Jupiter’s moon Europa may have water where life could exist, say scientists
Subterranean pools of salty water may be commonplace on Jupiter’s moon, Europa, according to researchers who believe the sites could be promising spots to search for signs of life beyond Earth.
Evidence for the shallow pools, not far beneath the frozen surface of the Jovian moon, emerged when scientists noticed that giant parallel ridges stretching for hundreds of miles on Europa were strikingly similar to surface features discovered on the Greenland ice sheet.
If the extensive ice ridges that crisscross Europa formed in a similar way to those in Greenland, then pockets of subsurface water may be ubiquitous on the body and help circulate chemicals necessary for life from the icy shell down to the salty ocean that lurks far beneath.
“Liquid water near to the surface of the ice shell is a really provocative and promising place to imagine life having a shot,” said Dustin Schroeder, an associate professor of geophysics at Stanford University. “The idea that we could find a signature that would suggest a promising pocket of water like this might exist, I think, is very exciting.”
At 2,000 miles wide, Europa is slightly smaller than Earth’s moon. It became a leading contender in the search for life elsewhere when observations from ground-based telescopes and passing space probes found evidence of a deep ocean 10 to 15 miles beneath its icy surface.
Europa’s ocean is estimated at 40 to 100 miles deep, so even though it is one-quarter the width of Earth, it may hold twice as much water as all of Earth’s oceans combined.
For all that is known about Europa, images of the frigid body have thrown up longstanding mysteries. One is the presence of vast double ridges that cover the surface like scars. The ridges can reach up to 300 metres (1,000ft) high and are separated by valleys half a mile wide.
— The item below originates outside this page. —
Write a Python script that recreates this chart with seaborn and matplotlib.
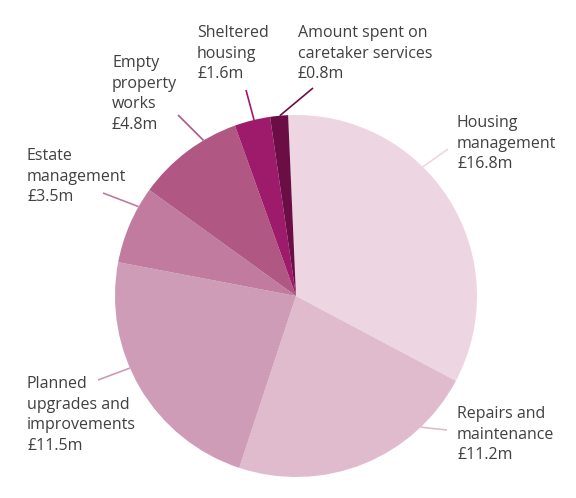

The Stanford team’s insight was sparked by an academic presentation about Europa that mentioned the curious double ridges. Pictures of the features reminded the scientists of a much smaller double ridge they had noticed in north-west Greenland. Armed with radar and other observations of the Greenland ridges, they set about understanding how they formed.
“On the Greenland ice sheet there is this little double ridge feature that looks almost exactly like the ones we see on the surface of Jupiter’s moon Europa,” said Riley Culberg, a PhD candidate and geophysicist at Stanford. “And the reason it’s exciting to have this analogue feature in Greenland is that we’ve been trying to figure out what makes double ridges on Europa for about 20 years.”
Writing in Nature Communications, the researchers describe how Greenland’s double ice ridges, which are about 50 times smaller than those on Europa, formed when shallow pools of subsurface water froze and fractured the surface time and time again, steadily driving up the twin ridges. “It’s like when you put a can of soda in the freezer and it explodes. It’s that kind of pressure that pushes up the ridges on the surface,” said Culberg.
In Greenland, water drains into the underground pockets from surface lakes, but on Europa the scientists suspect liquid water is forced up towards the surface from the underlying ocean through fractures in the ice shell.
This movement of water could help circulate chemicals necessary for life down into Europa’s ocean, they add.
Michael Manga, a professor of earth and planetary science at the University of California, Berkeley, who was not involved in the research, said it was “plausible” for Europa’s ridges to form by water being squeezed upwards.
But questions remain. “I do wonder why the features are so much smaller on Earth,” he said. While Earth’s stronger gravity could explain why the ridges are lower here than on Europa, it is unclear why the valleys between them are narrower too.
Nasa’s Europa Clipper mission, due to launch in 2024, is expected to shed light on how the double ridges formed when it performs detailed reconnaissance of Jupiter’s moon and investigates whether it harbours conditions suitable for life.